Diskussion um Urteile in der Coronapandemie

Berlin – Urteile des Niedersächsischen Oberverwaltungsgerichts zu Corona sind in den vergangenen Tagen kritisiert worden. Bundesjustizminister Marco Buschmann (FDP) stellte sich nun ausdrücklich hinter die Richter und wies die Kritik an ihnen zurück.
„Deutschland kann stolz sein auf seine hervorragend qualifizierte und unabhängige Richterschaft. Sie öffnet den Zugang zum Recht und erweckt die Idee des Rechtsstaats zum Leben“, schrieb der FDP-Politiker gestern Abend auf Twitter. „Daher verdient sie Respekt – und zwar unabhängig davon, ob dem Betrachter jede Entscheidung gefällt“, fügte Buschmann hinzu.
Zuvor hatte der Vorstandsvorsitzende des Weltärztebunds (WMA), Frank Ulrich Montgomery, Richter für einige Urteile zu Coronaregeln heftig kritisiert. „Ich stoße mich daran, dass kleine Richterlein sich hinstellen und wie gerade in Niedersachsen 2G im Einzelhandel kippen, weil sie es nicht für verhältnismäßig halten“, sagte Montgomery der Welt.
Da maße sich ein Gericht an, etwas, das sich wissenschaftliche und politische Gremien mühsam abgerungen hätten, mit Verweis auf die Verhältnismäßigkeit zu verwerfen. „Da habe ich große Probleme.

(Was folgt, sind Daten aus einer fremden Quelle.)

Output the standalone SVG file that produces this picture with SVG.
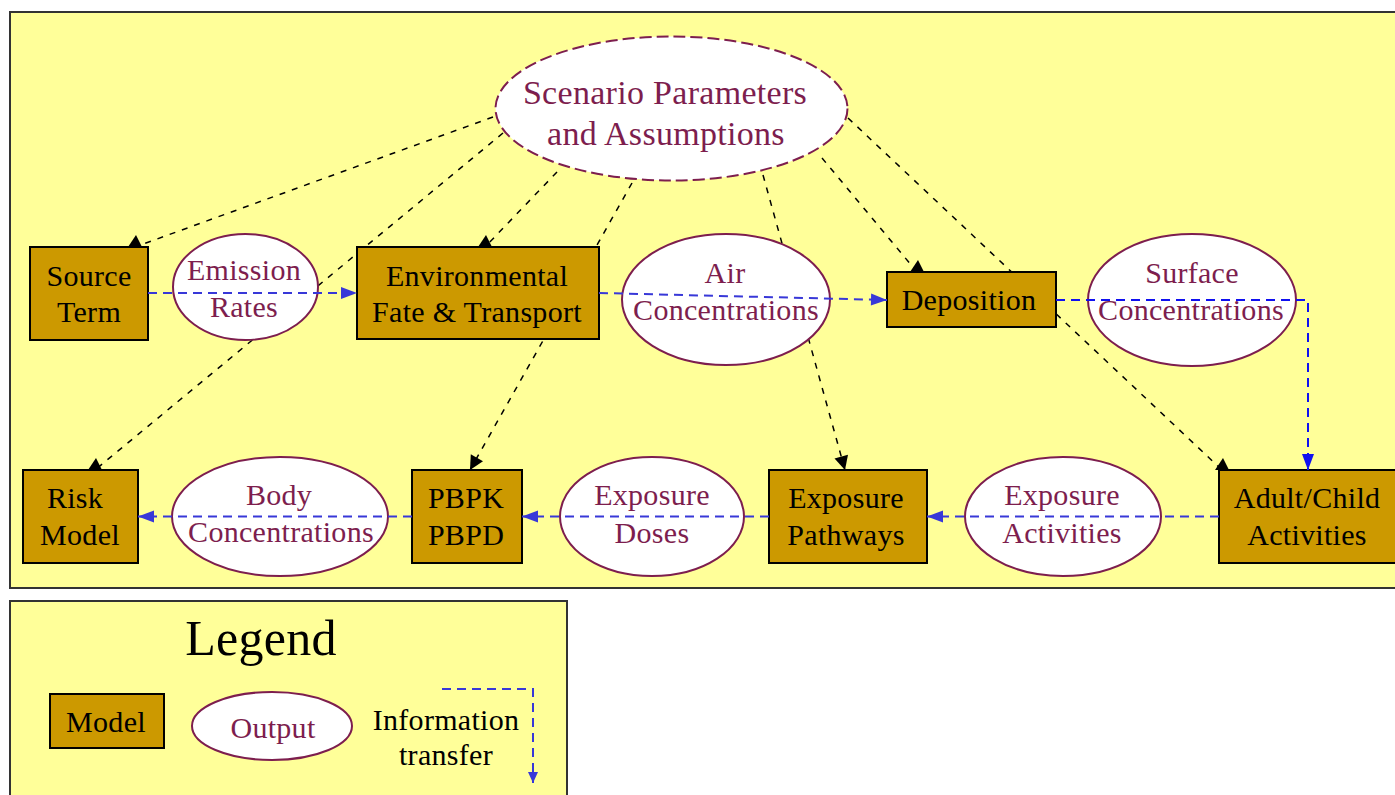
<svg xmlns="http://www.w3.org/2000/svg" width="1395" height="795" viewBox="0 0 1395 795">
  <style>
    .panel { fill: #FFFF99; stroke: #333333; stroke-width: 2; }
    .model rect { fill: #CC9900; stroke: #000000; stroke-width: 2; }
    .model text { fill: #000000; }
    .output ellipse { fill: #FFFFFF; stroke: #7D1E4E; stroke-width: 2; }
    .output text { fill: #7D1E4E; }
    .scenario ellipse { stroke-dasharray: 12 5; }
    text { font-family: "Liberation Serif", "Times New Roman", serif; font-size: 30px; letter-spacing: 0.3px; text-anchor: middle; }
    .context { fill: none; stroke: #000000; stroke-width: 1.5; stroke-dasharray: 6 7; }
    .flow { fill: none; stroke: #3838D8; stroke-width: 2; stroke-dasharray: 9 6; }
    .flow.bright { stroke: #1010F0; }
  </style>
  <defs>
    <!-- filled head pointing along the line -->
    <marker id="head" markerUnits="userSpaceOnUse" viewBox="-15 -8 16 16" refX="0" refY="0" markerWidth="16" markerHeight="16" orient="auto">
      <path d="M0,0 L-14,-7 L-14,7 z" fill="#000000"/>
    </marker>
    <!-- upright cap sitting on the top edge of a box -->
    <marker id="cap" markerUnits="userSpaceOnUse" viewBox="-8 -14 16 16" refX="0" refY="0" markerWidth="16" markerHeight="16" orient="0">
      <path d="M-7,0 L7,0 L1,-12 z" fill="#000000"/>
    </marker>
    <marker id="flowHead" markerUnits="userSpaceOnUse" viewBox="-17 -8 18 16" refX="0" refY="0" markerWidth="18" markerHeight="16" orient="auto">
      <path d="M0,0 L-16,-6 L-16,6 z" fill="#3838D8"/>
    </marker>
    <marker id="flowHeadBright" markerUnits="userSpaceOnUse" viewBox="-17 -8 18 16" refX="0" refY="0" markerWidth="18" markerHeight="16" orient="auto">
      <path d="M0,0 L-16,-6 L-16,6 z" fill="#1010F0"/>
    </marker>
    <marker id="flowHeadSmall" markerUnits="userSpaceOnUse" viewBox="-12 -6 13 12" refX="0" refY="0" markerWidth="13" markerHeight="12" orient="auto">
      <path d="M0,0 L-11,-5 L-11,5 z" fill="#3838D8"/>
    </marker>
  </defs>

  <!-- main panel -->
  <rect class="panel" x="10" y="12" width="1395" height="576"/>

  <!-- scenario links, drawn beneath the nodes -->
  <g id="links-context">
    <line class="context" x1="493" y1="117" x2="135" y2="247" marker-end="url(#cap)"/>
    <line class="context" x1="503" y1="133" x2="95" y2="470" marker-end="url(#cap)"/>
    <line class="context" x1="557" y1="172" x2="485" y2="247" marker-end="url(#cap)"/>
    <line class="context" x1="632" y1="183" x2="470" y2="470" marker-end="url(#head)"/>
    <line class="context" x1="763" y1="175" x2="845" y2="470" marker-end="url(#head)"/>
    <line class="context" x1="822" y1="158" x2="917" y2="272" marker-end="url(#cap)"/>
    <line class="context" x1="848" y1="118" x2="1222" y2="470" marker-end="url(#cap)"/>
  </g>

  <!-- nodes -->
  <g id="node-scenario" class="output scenario">
    <ellipse cx="671.5" cy="108.5" rx="176" ry="72"/>
    <text x="665" y="104" style="font-size:34px">Scenario Parameters</text>
    <text x="666" y="145" style="font-size:34px">and Assumptions</text>
  </g>

  <g id="node-source-term" class="model">
    <rect x="30" y="247" width="118" height="93"/>
    <text x="89" y="286">Source</text>
    <text x="89" y="322">Term</text>
  </g>

  <g id="node-emission-rates" class="output">
    <ellipse cx="245.5" cy="287" rx="72.5" ry="53"/>
    <text x="244" y="280">Emission</text>
    <text x="244" y="317">Rates</text>
  </g>

  <g id="node-fate-transport" class="model">
    <rect x="357" y="247" width="242" height="92"/>
    <text x="477" y="286">Environmental</text>
    <text x="477" y="322">Fate &amp; Transport</text>
  </g>

  <g id="node-air-conc" class="output">
    <ellipse cx="726" cy="299.5" rx="104" ry="65.5"/>
    <text x="725" y="283">Air</text>
    <text x="726" y="320">Concentrations</text>
  </g>

  <g id="node-deposition" class="model">
    <rect x="887" y="272" width="169" height="55"/>
    <text x="969" y="310">Deposition</text>
  </g>

  <g id="node-surface-conc" class="output">
    <ellipse cx="1192" cy="300" rx="104" ry="66"/>
    <text x="1192" y="283">Surface</text>
    <text x="1191" y="320">Concentrations</text>
  </g>

  <g id="node-risk-model" class="model">
    <rect x="23" y="470" width="115" height="93"/>
    <text x="75" y="508">Risk</text>
    <text x="80" y="545">Model</text>
  </g>

  <g id="node-body-conc" class="output">
    <ellipse cx="280" cy="516.5" rx="108" ry="59.5"/>
    <text x="279" y="505">Body</text>
    <text x="281" y="542">Concentrations</text>
  </g>

  <g id="node-pbpk" class="model">
    <rect x="412" y="470" width="110" height="93"/>
    <text x="466" y="508">PBPK</text>
    <text x="466" y="545">PBPD</text>
  </g>

  <g id="node-exposure-doses" class="output">
    <ellipse cx="652" cy="516.5" rx="92" ry="59.5"/>
    <text x="652" y="505">Exposure</text>
    <text x="652" y="543">Doses</text>
  </g>

  <g id="node-exposure-pathways" class="model">
    <rect x="769" y="470" width="158" height="93"/>
    <text x="846" y="508">Exposure</text>
    <text x="846" y="545">Pathways</text>
  </g>

  <g id="node-exposure-activities" class="output">
    <ellipse cx="1063" cy="516.5" rx="98" ry="59.5"/>
    <text x="1062" y="505">Exposure</text>
    <text x="1062" y="543">Activities</text>
  </g>

  <g id="node-adult-child" class="model">
    <rect x="1219" y="470" width="190" height="93"/>
    <text x="1307" y="508">Adult/Child</text>
    <text x="1307" y="545">Activities</text>
  </g>

  <!-- information transfer links, drawn over the outputs -->
  <g id="links-flow">
    <line class="flow" x1="148" y1="293" x2="357" y2="293" marker-end="url(#flowHead)"/>
    <line class="flow" x1="599" y1="293" x2="887" y2="300" marker-end="url(#flowHead)"/>
    <polyline class="flow bright" points="1056,300 1308,300 1308,470" marker-end="url(#flowHeadBright)"/>
    <line class="flow" x1="1219" y1="516.5" x2="927" y2="516.5" marker-end="url(#flowHead)"/>
    <line class="flow" x1="769" y1="516.5" x2="522" y2="516.5" marker-end="url(#flowHead)"/>
    <line class="flow" x1="412" y1="516.5" x2="138" y2="516.5" marker-end="url(#flowHead)"/>
  </g>

  <!-- legend -->
  <g id="legend">
    <rect class="panel" x="10" y="601" width="557" height="210"/>
    <text x="261" y="655" style="font-size:50px">Legend</text>
    <g id="legend-model" class="model">
      <rect x="50" y="694" width="114" height="54"/>
      <text x="106" y="732">Model</text>
    </g>
    <g id="legend-output" class="output">
      <ellipse cx="272" cy="726" rx="80" ry="34"/>
      <text x="273" y="738">Output</text>
    </g>
    <g id="legend-transfer">
      <text x="446" y="730">Information</text>
      <text x="446" y="765">transfer</text>
      <polyline class="flow" points="442,689 533,689 533,783" marker-end="url(#flowHeadSmall)"/>
    </g>
  </g>
</svg>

Es gibt Situationen, in denen es richtig ist, die Freiheitsrechte hinter das Recht auf körperliche Gesundheit – nicht nur der eigenen Person, sondern Aller – einzureihen. Und eine solche Situation haben wir“, sagte er.
Die Kassenärztliche Bundesvereinigung (KBV) distanzierte sich von den Äußerungen. Die Ausdrucksweise „kleine Richterlein“ sei „nicht akzeptabel und unerträglich“, sagte KBV-Chef Andreas Gassen. Auch wenn dem Einzelnen nicht jede Entscheidung gefallen möge, könne man in Deutschland stolz sein auf eine unabhängige Richterschaft. „Sie verkörpert die Idee des Rechtsstaats und ist ein wertvoller Pfeiler der Bundesrepublik.“
Der Bund Deutscher Verwaltungsrichter und Verwaltungsrichterinnen (BDVR) verwahrte sich gegen die Äußerungen Montgomerys. Diese seien „in der Sache unqualifiziert und im Ton unangemessen“. „Im Ton lassen die Ausführungen Montgomerys den gebotenen Respekt vor gerichtlichen Entscheidungen und den Menschen vermissen, die sie zu treffen haben.“
Das Niedersächsische Oberverwaltungsgericht hatte am 16. Dezember die 2G-Regel im Einzelhandel des Bundeslandes gekippt. Die Maßnahme sei zur weiteren Eindämmung des Coronavirus nicht notwendig und auch nicht mit dem allgemeinen Gleichheitsgrundsatz vereinbar, entschied das Gericht.
Unter anderem beanstandete der Senat, dass verlässliche und nachvollziehbare Feststellungen zum tatsächlichen Infektionsrisiko im Einzelhandel fehlten. Zudem könnte der Staat Kunden auch im Einzelhandel verpflichten, eine FFP2-Maske zu tragen. Dies würde das Infektionsrisiko derart absenken, „dass es nahezu vernachlässigt werden könne“, erklärte das Gericht.
Bund und Länder hatten am 2. Dezember beschlossen, dass bundesweit und unabhängig von der Inzidenz 2G im Einzelhandel gelten soll. Ausnahmen von der 2G-Regel gelten für Geschäfte des täglichen Bedarfs, also etwa Supermärkte und Drogerien.